=== EXERCISE PROMPT ===
Look at the data below and print exactly the lines from its first line through the line with "0.00284, 0.00268, 0.00255];"; the pictures stay out of the copy.

begin GIVEN INFORMATION

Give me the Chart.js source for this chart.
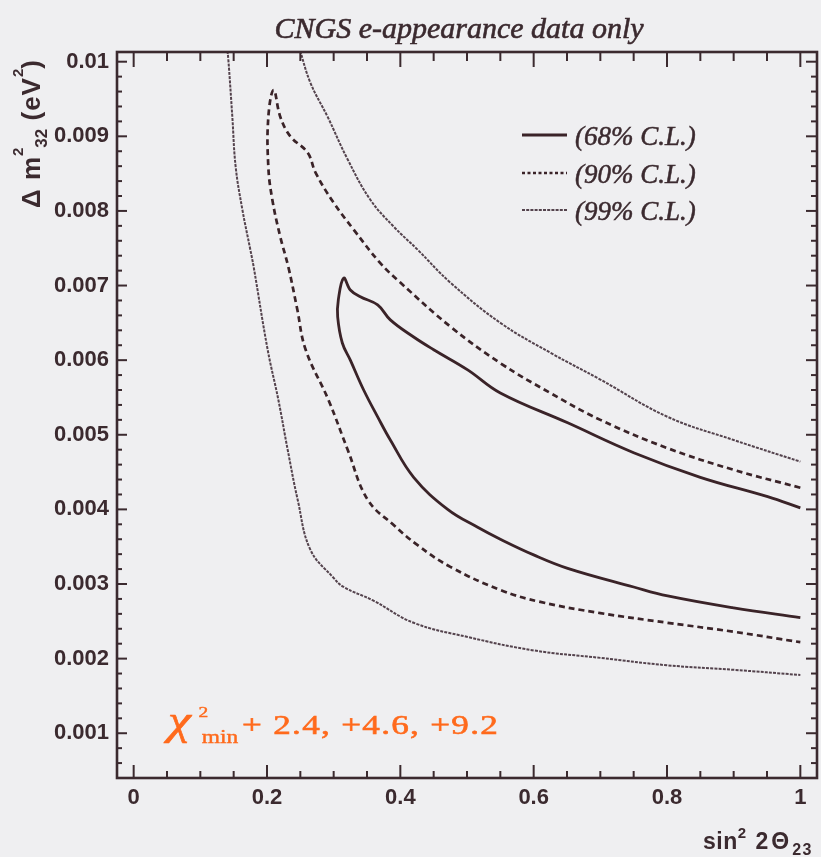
<!DOCTYPE html>
<html>
<head>
<meta charset="utf-8">
<script src="https://cdn.jsdelivr.net/npm/chart.js@4.4.1/dist/chart.umd.min.js"></script>
<style>
  html, body { margin: 0; padding: 0; background: #efeff1; }
  #wrap { width: 821px; height: 857px; position: relative; }
</style>
</head>
<body>
<div id="wrap"><canvas id="c"></canvas></div>
<script>
// Allowed regions in the (sin^2 2θ23, Δm²32) plane from CNGS νe appearance.

// 68% C.L. contour (closed on the right edge): upper branch right→left, then lower branch left→right
const cl68X = [1.000, 0.951, 0.850, 0.750, 0.651, 0.550, 0.501, 0.450, 0.420, 0.385, 0.366, 0.340, 0.325, 0.315,
               0.307, 0.306, 0.313, 0.325, 0.345, 0.366, 0.385, 0.420, 0.471, 0.516, 0.550, 0.600, 0.651, 0.750, 0.801, 0.900, 1.000];
const cl68Y = [0.00402, 0.00417, 0.00443, 0.00476, 0.00516, 0.00556, 0.00587, 0.00614, 0.00631, 0.00654, 0.00674, 0.00685, 0.00694, 0.00710,
               0.00681, 0.00658, 0.00623, 0.00600, 0.00560, 0.00524, 0.00493, 0.00443, 0.00400, 0.00376, 0.00360, 0.00339, 0.00321, 0.00296, 0.00284, 0.00268, 0.00255];

// 90% C.L. contour
const cl90X = [1.000, 0.900, 0.801, 0.700, 0.625, 0.550, 0.475, 0.400, 0.370, 0.330, 0.300, 0.273, 0.261, 0.235, 0.220, 0.210,
               0.202, 0.202, 0.208, 0.220, 0.232, 0.245, 0.258, 0.292, 0.321, 0.351, 0.390, 0.426, 0.475, 0.550, 0.610, 0.700, 0.801, 0.900, 1.000];
const cl90Y = [0.00429, 0.00453, 0.00482, 0.00520, 0.00556, 0.00596, 0.00645, 0.00704, 0.00730, 0.00775, 0.00811, 0.00851, 0.00878, 0.00900, 0.00926, 0.00962,
               0.00926, 0.00859, 0.00815, 0.00765, 0.00725, 0.00670, 0.00614, 0.00547, 0.00480, 0.00413, 0.00379, 0.00352, 0.00323, 0.00292, 0.00276, 0.00261, 0.00248, 0.00236, 0.00222];

// 99% C.L. contour: left/lower branch and upper branch (both leave through the top of the frame)
const cl99LowX = [0.140, 0.142, 0.148, 0.153, 0.163, 0.175, 0.180, 0.201, 0.217, 0.231, 0.246, 0.265, 0.299, 0.315, 0.359,
                  0.420, 0.501, 0.600, 0.700, 0.801, 0.900, 1.000];
const cl99LowY = [0.01020, 0.01003, 0.00926, 0.00859, 0.00802, 0.00748, 0.00725, 0.00614, 0.00547, 0.00480, 0.00413, 0.00346, 0.00309, 0.00296, 0.00278,
                  0.00248, 0.00229, 0.00211, 0.00201, 0.00191, 0.00185, 0.00178];
const cl99UpX = [0.248, 0.265, 0.291, 0.321, 0.355, 0.390, 0.426, 0.475, 0.550, 0.625, 0.700, 0.801, 0.900, 1.000];
const cl99UpY = [0.01020, 0.00972, 0.00926, 0.00869, 0.00815, 0.00779, 0.00748, 0.00704, 0.00650, 0.00610, 0.00574, 0.00524, 0.00493, 0.00464];

const seriesLabels = ['(68% C.L.)', '(90% C.L.)', '(99% C.L.)'];

const xTickValues = [0, 0.2, 0.4, 0.6, 0.8, 1];
const xTickLabels = ['0', '0.2', '0.4', '0.6', '0.8', '1'];
const yTickValues = [0.001, 0.002, 0.003, 0.004, 0.005, 0.006, 0.007, 0.008, 0.009, 0.01];
const yTickLabels = ['0.001', '0.002', '0.003', '0.004', '0.005', '0.006', '0.007', '0.008', '0.009', '0.01'];

const titleText = 'CNGS e-appearance data only';
const chiText = ['χ', '2', 'min', '+ 2.4, +4.6, +9.2'];

const BG = '#efeff1';
const INK = '#3b2a2f';
const LINE = '#3a2328';
const LINE99 = '#54434d';
const ORANGE = '#ff6a1c';
const SANS = '"Liberation Sans", Arial, Helvetica, sans-serif';
const SERIF = '"Liberation Serif", "Times New Roman", Times, serif';

const pts = (xs, ys) => xs.map((v, i) => ({ x: v, y: ys[i] }));

const lineStyles = [
  { borderColor: LINE, borderWidth: 2.8, borderDash: [] },
  { borderColor: LINE, borderWidth: 2.7, borderDash: [6, 4] },
  { borderColor: LINE99, borderWidth: 2.0, borderDash: [3, 1.2] }
];

// text drawn twice (fill + thin stroke) so the serif lettering has some weight
function heavyText(ctx, text, x, y, w) {
  ctx.fillText(text, x, y);
  ctx.lineWidth = w;
  ctx.strokeStyle = ctx.fillStyle;
  ctx.strokeText(text, x, y);
}

function drawRun(ctx, parts, x0, y0) {
  let x = x0;
  for (const p of parts) {
    ctx.font = p.font;
    ctx.letterSpacing = p.ls || '0px';
    ctx.fillText(p.text, x, y0 + (p.dy || 0));
    x += ctx.measureText(p.text).width + (p.gap || 0);
  }
  ctx.letterSpacing = '0px';
}

const decorations = {
  id: 'decorations',
  beforeDraw(chart) {
    const { ctx, width, height } = chart;
    ctx.save();
    ctx.fillStyle = BG;
    ctx.fillRect(0, 0, width, height);
    ctx.restore();
  },
  afterDraw(chart) {
    const { ctx, chartArea: a, scales } = chart;
    const sx = scales.x, sy = scales.y;
    ctx.save();
    ctx.strokeStyle = INK;
    ctx.lineWidth = 2;
    ctx.lineCap = 'butt';
    const seg = (x1, y1, x2, y2) => { ctx.beginPath(); ctx.moveTo(x1, y1); ctx.lineTo(x2, y2); ctx.stroke(); };
    const near = (arr, v) => arr.some(t => Math.abs(t - v) < 1e-9);

    // inward tick marks on all four sides
    for (let i = 0; i <= 20; i++) {
      const v = i * 0.05;
      const px = sx.getPixelForValue(v);
      const major = near(xTickValues, v);
      seg(px, a.bottom, px, a.bottom - (major ? 13 : 7));
      seg(px, a.top, px, a.top + (major ? 15 : 9));
    }
    for (let i = 2; i <= 50; i++) {
      const v = i * 0.0002;
      const py = sy.getPixelForValue(v);
      const major = near(yTickValues, v);
      seg(a.left, py, a.left + (major ? 10 : 5), py);
      seg(a.right, py, a.right - (major ? 11 : 6), py);
    }

    // frame
    ctx.lineWidth = 2.6;
    ctx.strokeRect(a.left, a.top, a.right - a.left, a.bottom - a.top);

    // title
    ctx.fillStyle = INK;
    ctx.font = 'italic 30px ' + SERIF;
    ctx.textAlign = 'center';
    ctx.textBaseline = 'alphabetic';
    heavyText(ctx, titleText, 459, 38, 0.6);

    // legend
    ctx.textAlign = 'left';
    const rows = [135, 173, 210];
    chart.data.datasets.slice(0, 3).forEach((ds, i) => {
      ctx.strokeStyle = ds.borderColor;
      ctx.lineWidth = ds.borderWidth;
      ctx.setLineDash(i === 1 ? [3, 2.5] : ds.borderDash);
      seg(522, rows[i], 567, rows[i]);
      ctx.setLineDash([]);
      ctx.fillStyle = INK;
      ctx.font = 'italic 27px ' + SERIF;
      heavyText(ctx, ds.label, 575, rows[i] + 10, 0.5);
    });

    // x axis title: sin^2 2Θ_23
    ctx.fillStyle = INK;
    drawRun(ctx, [
      { text: 'sin', font: 'bold 23px ' + SANS, ls: '0.5px' },
      { text: '2', font: 'bold 15px ' + SANS, dy: -11 },
      { text: ' 2Θ', font: 'bold 23px ' + SANS, ls: '3px' },
      { text: '23', font: 'bold 16px ' + SANS, dy: 6, ls: '1.5px' }
    ], 703, 849);

    // y axis title: Δ m^2_32 (eV^2), reading upwards
    ctx.save();
    ctx.translate(40, 208);
    ctx.rotate(-Math.PI / 2);
    drawRun(ctx, [
      { text: 'Δ m', font: 'bold 26px ' + SANS, ls: '1px' },
      { text: '2', font: 'bold 15px ' + SANS, dy: -17 },
      { text: '32', font: 'bold 17px ' + SANS, dy: 7 },
      { text: ' (eV', font: 'bold 26px ' + SANS, ls: '1px' },
      { text: '2', font: 'bold 15px ' + SANS, dy: -17 },
      { text: ')', font: 'bold 26px ' + SANS }
    ], 0, 0);
    ctx.restore();

    // Δχ² levels of the three contours (wide serif lettering)
    ctx.save();
    ctx.translate(168, 734);
    ctx.scale(1.3, 1);
    ctx.fillStyle = ORANGE;
    ctx.font = 'italic 40px ' + SERIF;
    heavyText(ctx, chiText[0], 0, 0, 0.6);
    ctx.font = '15px ' + SERIF;
    heavyText(ctx, chiText[1], 23.5, -17, 0.4);
    ctx.font = '18px ' + SERIF;
    heavyText(ctx, chiText[2], 26, 9, 0.4);
    ctx.font = '27px ' + SERIF;
    ctx.letterSpacing = '1px';
    heavyText(ctx, chiText[3], 57, 0, 0.6);
    ctx.restore();

    ctx.restore();
  }
};

const ctxEl = document.getElementById('c');
new Chart(ctxEl, {
  type: 'scatter',
  data: {
    datasets: [
      { label: seriesLabels[0], data: pts(cl68X, cl68Y), ...lineStyles[0] },
      { label: seriesLabels[1], data: pts(cl90X, cl90Y), ...lineStyles[1] },
      { label: seriesLabels[2], data: pts(cl99LowX, cl99LowY), ...lineStyles[2] },
      { label: seriesLabels[2], data: pts(cl99UpX, cl99UpY), ...lineStyles[2] }
    ].map(ds => Object.assign(ds, {
      showLine: true, pointRadius: 0, pointHoverRadius: 0, fill: false, tension: 0.4
    }))
  },
  options: {
    responsive: true,
    maintainAspectRatio: false,
    animation: false,
    devicePixelRatio: 1,
    events: [],
    layout: { padding: { top: 52, right: 4, left: 0, bottom: 0 } },
    plugins: { legend: { display: false }, title: { display: false }, tooltip: { enabled: false } },
    scales: {
      x: {
        type: 'linear',
        min: -0.025, max: 1.025,
        grid: { display: false, drawTicks: false },
        border: { display: false },
        afterBuildTicks: s => { s.ticks = xTickValues.map(v => ({ value: v })); },
        afterFit: s => { s.height = 79; },
        ticks: {
          includeBounds: false,
          autoSkip: false,
          maxRotation: 0,
          padding: 7,
          color: INK,
          font: { family: SANS, size: 22, weight: 'bold' },
          callback: (v, i) => xTickLabels[i]
        }
      },
      y: {
        type: 'linear',
        min: 0.0004, max: 0.01013,
        grid: { display: false, drawTicks: false },
        border: { display: false },
        afterBuildTicks: s => { s.ticks = yTickValues.map(v => ({ value: v })); },
        afterFit: s => { s.width = 117; },
        ticks: {
          includeBounds: false,
          autoSkip: false,
          padding: 8,
          color: INK,
          font: { family: SANS, size: 22, weight: 'bold' },
          callback: (v, i) => yTickLabels[i]
        }
      }
    }
  },
  plugins: [decorations]
});
</script>
</body>
</html>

end GIVEN INFORMATION

=== WRITTEN ANSWER ===
Give me the Chart.js source for this chart.
<!DOCTYPE html>
<html>
<head>
<meta charset="utf-8">
<script src="https://cdn.jsdelivr.net/npm/chart.js@4.4.1/dist/chart.umd.min.js"></script>
<style>
  html, body { margin: 0; padding: 0; background: #efeff1; }
  #wrap { width: 821px; height: 857px; position: relative; }
</style>
</head>
<body>
<div id="wrap"><canvas id="c"></canvas></div>
<script>
// Allowed regions in the (sin^2 2θ23, Δm²32) plane from CNGS νe appearance.

// 68% C.L. contour (closed on the right edge): upper branch right→left, then lower branch left→right
const cl68X = [1.000, 0.951, 0.850, 0.750, 0.651, 0.550, 0.501, 0.450, 0.420, 0.385, 0.366, 0.340, 0.325, 0.315,
               0.307, 0.306, 0.313, 0.325, 0.345, 0.366, 0.385, 0.420, 0.471, 0.516, 0.550, 0.600, 0.651, 0.750, 0.801, 0.900, 1.000];
const cl68Y = [0.00402, 0.00417, 0.00443, 0.00476, 0.00516, 0.00556, 0.00587, 0.00614, 0.00631, 0.00654, 0.00674, 0.00685, 0.00694, 0.00710,
               0.00681, 0.00658, 0.00623, 0.00600, 0.00560, 0.00524, 0.00493, 0.00443, 0.00400, 0.00376, 0.00360, 0.00339, 0.00321, 0.00296, 0.00284, 0.00268, 0.00255];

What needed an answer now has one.